Hundreds Of Amazing Modern Classics Are Waiting To Be Crushed And It’s Illegal To Save Them
BMW E24s/E28s/E30s, classic Minis, Jaguar XJSs, Porsche 924s, 944s and 928s - all can be found in droves sitting on a disused airfield in Bedfordshire. Some probably won’t take much to get back to good working order, all will have valuable parts, and none of them can be touched.
We’re talking about the results of the UK Government’s 2009 scrappage scheme, which enabled people to trade in their old car to be crushed - so long as it had a valid MOT - to get a £2000 discount on a new one. The motivation was to breathe some life into the then-troubled UK car industry, and replace old, polluting vehicles with much cleaner new ones.
The problem? Many of the 392,227 cars scrapped simply did deserve to die. A full list of the cars taken off the road for the scheme was published a year and a half ago, and while that was depressing enough then, seeing images of a lot of the cars in question is pretty hard to take. Thousands of vehicles have not yet been crushed, and an urban explorer recently snuck into a disused airfield in Bedfordshire where many are kept, posting what he saw on Facebook.
While you look through the set - and this additional one here - just remember: by law, these cars, many of which will have been perfectly roadworthy upon arrival, have to go to the crusher. Not a single part can be saved. And all so a bunch of people could get a moderate discount on a boring econobox (apparently Kia did quite well out of the scheme…).
Given the explosion in classic car prices over the last few years, a lot of the vehicles you see here gathering moss and rusting away have become extremely valuable, making it seem like even more of a waste. But there is something we can do. A petition has been launched on Change.org, calling on the government to auction off surviving cars to the public, or at the very least saved for parts. It could end up being futile, but for the sake of a few moments of your time, it’s damn well worth trying…
Source: Pistonheads
Comments
You can sign a petition to stop this;
https://www.change.org/p/patrick-mcloughlin-save-the-classic-cars-from-he-scrappage-scheme?recruiter=224891126&utm_source=share_petition&utm_medium=facebook&utm_campaign=autopublish&utm_term=mob-xs-share_petition-no_msg&fb_ref=Default
please please please averyone do this!
What a travesty! Rather than crush them why can’t they remove a few parts (e.g. a bumper, a wing mirror, an aerial etc.) and sell the car on as parts and spares and include the removed parts in the boot? And for those cars too far gone..don’t crush them…Surely it’s more sustainable to sell those parts for old car than have new ones manufactured.

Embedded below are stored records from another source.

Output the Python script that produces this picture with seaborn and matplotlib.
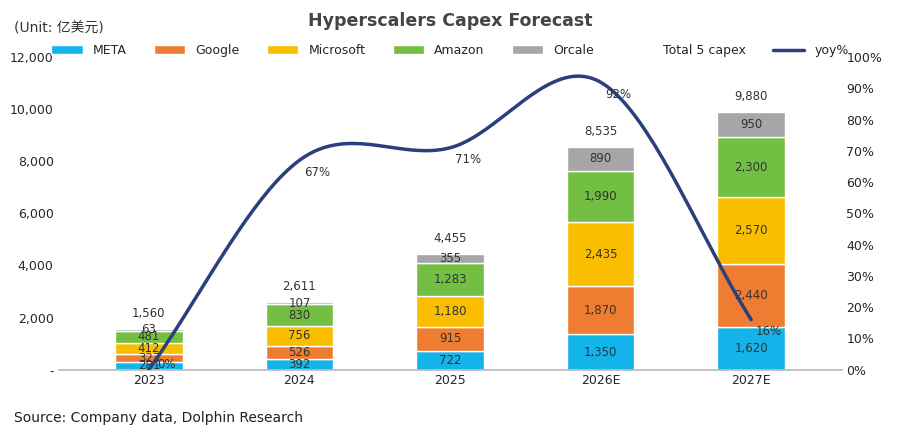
import numpy as np
import matplotlib.pyplot as plt
import seaborn as sns

years = ['2023', '2024', '2025', '2026E', '2027E']
meta = [281, 392, 722, 1350, 1620]
google = [323, 526, 915, 1870, 2440]
microsoft = [412, 756, 1180, 2435, 2570]
amazon = [481, 830, 1283, 1990, 2300]
oracle = [63, 107, 355, 890, 950]
yoy = [0, 67, 71, 92, 16]

series = [('META', meta, '#13b4ea'), ('Google', google, '#ef7d31'),
          ('Microsoft', microsoft, '#f9be00'), ('Amazon', amazon, '#72bf44'),
          ('Orcale', oracle, '#a6a6a6')]

sns.set_theme(style='white')
plt.rcParams['font.family'] = ['DejaVu Sans', 'Noto Sans CJK SC']

fig, ax = plt.subplots(figsize=(9, 4.4), dpi=100)
x = np.arange(len(years))
bottom = np.zeros(len(years))
for name, vals, col in series:
    ax.bar(x, vals, 0.45, bottom=bottom, color=col, label=name)
    for xi, b, v in zip(x, bottom, vals):
        ax.text(xi, b + v / 2, f'{v:,}', ha='center', va='center', fontsize=8.5, color='#333333')
    bottom += np.array(vals)
for xi, t in zip(x, bottom):
    ax.text(xi, t + 350, f'{int(t):,}', ha='center', va='bottom', fontsize=8.5, color='#333333')
ax.bar([0], [0], color='white', label='Total 5 capex')

ax.set_ylim(0, 12000)
ax.set_yticks(range(0, 12001, 2000))
ax.set_yticklabels(['-'] + [f'{v:,}' for v in range(2000, 12001, 2000)], fontsize=9)
ax.set_xticks(x)
ax.set_xticklabels(years, fontsize=9)
ax.set_xlim(-0.6, 4.6)
ax.tick_params(length=0)
for s in ['top', 'right', 'left']:
    ax.spines[s].set_visible(False)
ax.spines['bottom'].set_color('#bbbbbb')

ax2 = ax.twinx()
# smooth curve through the yoy points (Catmull-Rom)
p = np.array(yoy, dtype=float)
pts = np.concatenate([[2 * p[0] - p[1]], p, [2 * p[-1] - p[-2]]])
xs, ys = [], []
for i in range(len(p) - 1):
    t = np.linspace(0, 1, 40)
    p0, p1, p2, p3 = pts[i:i + 4]
    y = 0.5 * (2 * p1 + (-p0 + p2) * t + (2 * p0 - 5 * p1 + 4 * p2 - p3) * t ** 2 + (-p0 + 3 * p1 - 3 * p2 + p3) * t ** 3)
    xs.extend(i + t)
    ys.extend(y)
ax2.plot(xs, ys, color='#2b3f7f', lw=2.5, label='yoy%')
for xi, v in zip(x, yoy):
    ax2.text(xi + 0.12, max(v - 5, 0.5), f'{v}%', fontsize=8.5, color='#333333', ha='center')
ax2.set_ylim(0, 100)
ax2.set_yticks(range(0, 101, 10))
ax2.set_yticklabels([f'{v}%' for v in range(0, 101, 10)], fontsize=9)
ax2.tick_params(length=0)
for s in ['top', 'right', 'left', 'bottom']:
    ax2.spines[s].set_visible(False)

h1, l1 = ax.get_legend_handles_labels()
h2, l2 = ax2.get_legend_handles_labels()
fig.legend(h1 + h2, l1 + l2, loc='upper center', bbox_to_anchor=(0.5, 0.925), ncol=7,
           frameon=False, fontsize=9, handlelength=2.5, columnspacing=2.2)

fig.text(0.5, 0.94, 'Hyperscalers Capex Forecast', ha='center', fontsize=12.5, fontweight='bold', color='#444444')
fig.text(0.015, 0.925, '(Unit: 亿美元)', fontsize=10, color='#333333')
fig.text(0.015, 0.04, 'Source: Company data, Dolphin Research', fontsize=10, color='#222222')
fig.subplots_adjust(left=0.065, right=0.935, top=0.87, bottom=0.16)
fig.savefig('out.png')
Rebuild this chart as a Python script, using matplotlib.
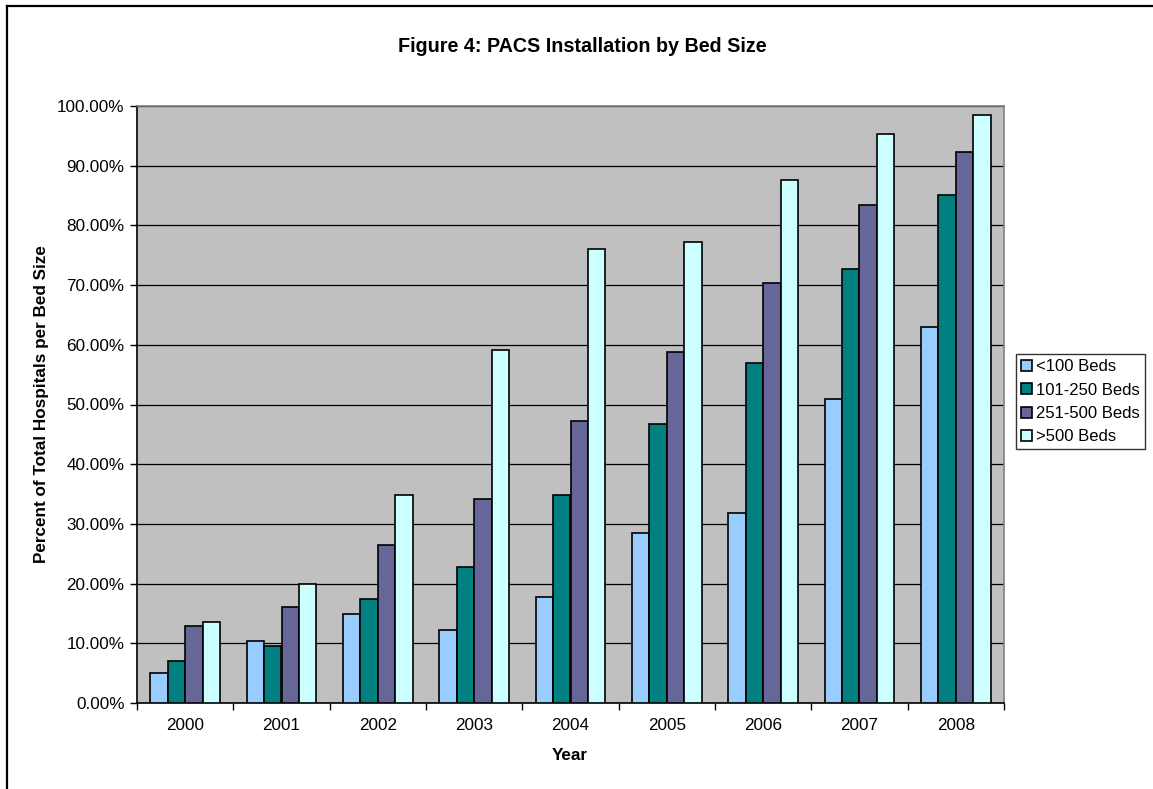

All these cars are just even more rare than before but they was already rare
Sneaked?
I suppose we could just steal them
Or chain our selves to them
When i saw the minis…
NO NO NO NO NO NO NO NO NO NO NO NO WHOS UP FOR A HEIST WE NEED THE MINIS AND ALL OF THE OTHERS JUST SAVE EM
Or a real life Italian job use some minis to steal some classics?

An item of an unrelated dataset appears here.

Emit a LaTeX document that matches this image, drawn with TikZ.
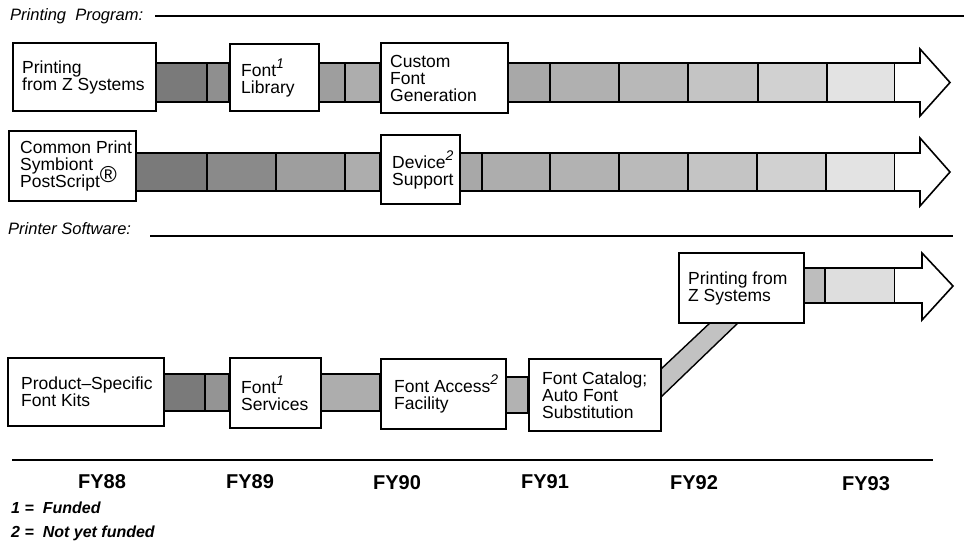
\documentclass[tikz,border=0pt]{standalone}
\usepackage{fontspec}
\setmainfont{Liberation Sans}
\newcommand\supn[1]{\raisebox{8pt}{\fontsize{14}{14}\selectfont\itshape #1}}
\newcommand\pbox[7]{%
  \node[boxframe, minimum width=#4pt, minimum height=#5pt] (#1) at (#2,#3) {};
  \node[boxtext] (#1t) at ([xshift=#6pt]#1.west) {#7};}
\newcommand\sg[5]{\path[seg,fill=black!#5] (#1,#3) rectangle (#2,#4);}
\begin{document}
\begin{tikzpicture}[x=1pt,y=-1pt,
  boxframe/.style={draw, line width=2.3pt, fill=white, inner sep=0pt, anchor=north west},
  boxtext/.style={anchor=west, align=left, inner sep=0pt, font=\fontsize{17.5}{17}\selectfont},
  seg/.style={draw, line width=1.4pt},
  rule/.style={line width=2pt},
  head/.style={draw, line width=1.6pt, fill=white, line join=miter},
  title/.style={anchor=base west, inner sep=0pt, font=\fontsize{16.5}{16.5}\selectfont\itshape},
  fy/.style={anchor=base, inner sep=0pt, font=\fontsize{20}{20}\selectfont\bfseries},
  note/.style={anchor=base west, inner sep=0pt, font=\fontsize{16}{16}\selectfont\bfseries\itshape}]
\useasboundingbox (0,0) rectangle (964,542);

% section titles and rules
\node[title] (t1) at (10,20) {Printing\ \ Program:};
\coordinate (t1a) at (155,16);
\coordinate (t1b) at (964,16);
\draw[rule] (t1a) -- (t1b);
\node[title] (t2) at (8,234) {Printer Software:};
\coordinate (t2a) at (150,236);
\coordinate (t2b) at (953,236);
\draw[rule] (t2a) -- (t2b);

% row 1 bar
\sg{155}{207}{63}{102}{52}
\sg{207}{229}{63}{102}{44}
\sg{318}{345}{63}{102}{38}
\sg{345}{380}{63}{102}{32}
\sg{507}{550}{63}{102}{34}
\sg{550}{619}{63}{102}{31}
\sg{619}{688}{63}{102}{28}
\sg{688}{758}{63}{102}{23}
\sg{758}{827}{63}{102}{18}
\sg{827}{895}{63}{102}{11}
\draw[head] (895,63) -- (920,63) -- (920,49) -- (950,82.5) -- (920,116) -- (920,102) -- (895,102);

% row 2 bar
\sg{135}{207}{153}{191}{52}
\sg{207}{276}{153}{191}{46}
\sg{276}{345}{153}{191}{38}
\sg{345}{380}{153}{191}{32}
\sg{459}{482}{153}{191}{34}
\sg{482}{550}{153}{191}{32}
\sg{550}{619}{153}{191}{30}
\sg{619}{688}{153}{191}{27}
\sg{688}{757}{153}{191}{23}
\sg{757}{826}{153}{191}{18}
\sg{826}{895}{153}{191}{11}
\draw[head] (895,153) -- (920,153) -- (920,138) -- (950,172) -- (920,206) -- (920,191) -- (895,191);

% row 3 bar
\sg{803}{825}{268}{303}{26}
\sg{825}{895}{268}{303}{13}
\draw[head] (895,268) -- (922,268) -- (922,253) -- (953,286) -- (922,320) -- (922,303) -- (895,303);

% row 4 bar
\sg{163}{205}{374}{411}{52}
\sg{205}{229}{374}{411}{42}
\sg{320}{380}{374}{411}{32}
\sg{505}{528}{377}{413}{30}
\path[seg, fill=black!24] (660,370) -- (712,321) -- (740,321) -- (660,398) -- cycle;

% boxes
\pbox{b1}{12}{42}{143}{68}{10}{Printing\\from Z Systems}
\pbox{b2}{229}{43}{89}{67}{12}{Font\supn{1}\\Library}
\pbox{b3}{380}{42}{127}{70}{10}{Custom\\Font\\Generation}
\pbox{b4}{8}{130}{127}{70}{12}{Common Print\\Symbiont\\PostScript\smash{\raisebox{5pt}{\fontsize{23}{23}\selectfont ®}}}
\pbox{b5}{380}{134}{79}{69}{12}{Device\supn{2}\\Support}
\pbox{b6}{678}{252}{125}{70}{10}{Printing from\\Z Systems}
\pbox{b7}{7}{357}{156}{68}{14}{Product–Specific\\Font Kits}
\pbox{b8}{229}{357}{91}{70}{12}{Font\supn{1}\\Services}
\pbox{b9}{380}{358}{125}{70}{14}{Font Access\supn{2}\\Facility}
\pbox{b10}{528}{358}{132}{72}{14}{Font Catalog;\\Auto Font\\Substitution}

% time axis
\coordinate (axa) at (12,460);
\coordinate (axb) at (933,460);
\draw[line width=1.6pt] (axa) -- (axb);
\node[fy] (fy88) at (102,488) {FY88};
\node[fy] (fy89) at (250,488) {FY89};
\node[fy] (fy90) at (397,489) {FY90};
\node[fy] (fy91) at (545,488) {FY91};
\node[fy] (fy92) at (694,489) {FY92};
\node[fy] (fy93) at (866,490) {FY93};

% notes
\node[note] (n1) at (11,513) {1 =\ \ Funded};
\node[note] (n2) at (11,537) {2 =\ \ Not yet funded};
\end{tikzpicture}
\end{document}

I don’t care that I’m not British, I’M SIGN THIS FREAKING PETITION!
I actually feel like crying….
I hate this system. We had a family friend once who got a classic Triumph Dolomite Sprint with an automatic gearbox (which was rare for that car). It was a barnfind and barely ran. My Dad and another friend of his however spent months working long hours restoring the car to its former glory for him. At the other end it was a great example of a Dolomite Sprint.
A few years later the scrappage scheme rolls out. Our family friend didn’t give a sh*t about how long my Dad and his friend spent on it or the fact he had a rare automatic model. He scrapped it regardless of how much my Dad tried to talk him out of it even when telling him he could get more for selling it second hand.
Funnily enough he got a KIA with the money he got.
We don’t talk much to him now.
Sounds like another terrible plan that happened about the same time here in the US. If you thought finding parts for you classic was hard, the government just made it exponentially harder.